The S&P 500 was up less than 0.1% a day after posting its biggest drop since June. The benchmark index remains near its all-time high set last week.
The Dow Jones Industrial Average was down 47 points, or 0.1%, as of 9:56 a.m. Eastern time, and the Nasdaq composite was 0.2% higher.
Bond yields were mostly higher. The yield on the 10-year Treasury rose to 4.43% from 4.39% late Monday.
The market is coming off a broad sell-off after President Donald Trump set a 25% tax on goods imported from Japan and South Korea and new tariff rates on a dozen other nations scheduled to go into effect on Aug. 1.
Trump provided notice by posting letters on Truth Social that were addressed to the leaders of the various countries. The letters warned them to not retaliate by increasing their own import taxes, or else the Trump administration would further increase tariffs.
“Financial markets have reacted to news of higher U.S. tariffs in sanguine fashion,” wrote Chris Turner, ING’s global head of markets. “Presumably, the view is now that there are more deals to be done before the (Aug. 1) deadline.”
Just before hefty U.S. tariffs on goods imported from nearly every country around the globe were to take effect in April, Trump postponed the levies for 90 days in hopes that foreign governments would be more willing to strike new trade deals. That 90-day negotiating period was set to expire before Wednesday.
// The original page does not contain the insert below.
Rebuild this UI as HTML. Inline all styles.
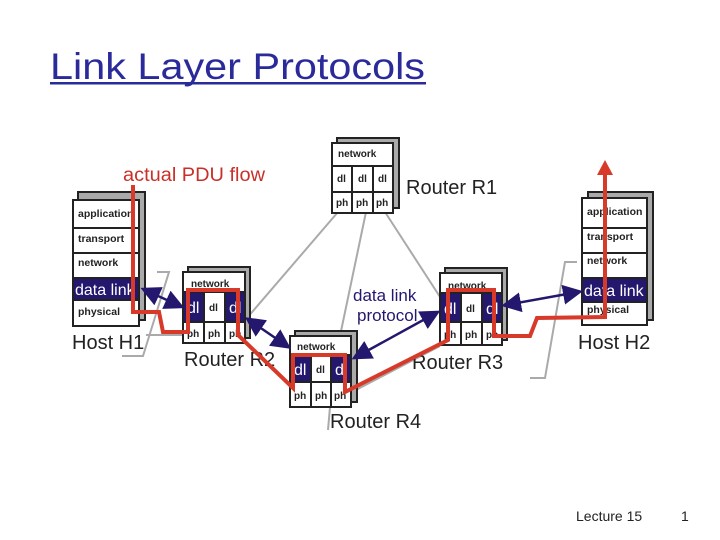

Gains among health care, technology and other sectors outweighed a pullback in banks and elsewhere in the market.
Intel rose 4.1% and Eli Lilly and Co. was 1.5% higher. JPMorgan and Bank of America were each down 1.9%.
Amazon shares slipped 0.2% as the online retail giant kicked off Prime Day, which, beginning this year, lasts four days. Amazon launched the membership sales event in 2015 and expanded it to two days in 2019.
The downbeat start to the week follows a strong run for stocks, which pushed further into record heights last week after a better-than-expected U.S. jobs report.
In stock markets overseas, indexes rose across much of Europe and Asia. In two of the bigger moves, South Korea’s Kospi surged 1.8%, and Hong Kong’s Hang Seng index climbed 1.1%.
U.S. benchmark crude was down 0.3%, while Brent crude, the international standard, was off 0.2%.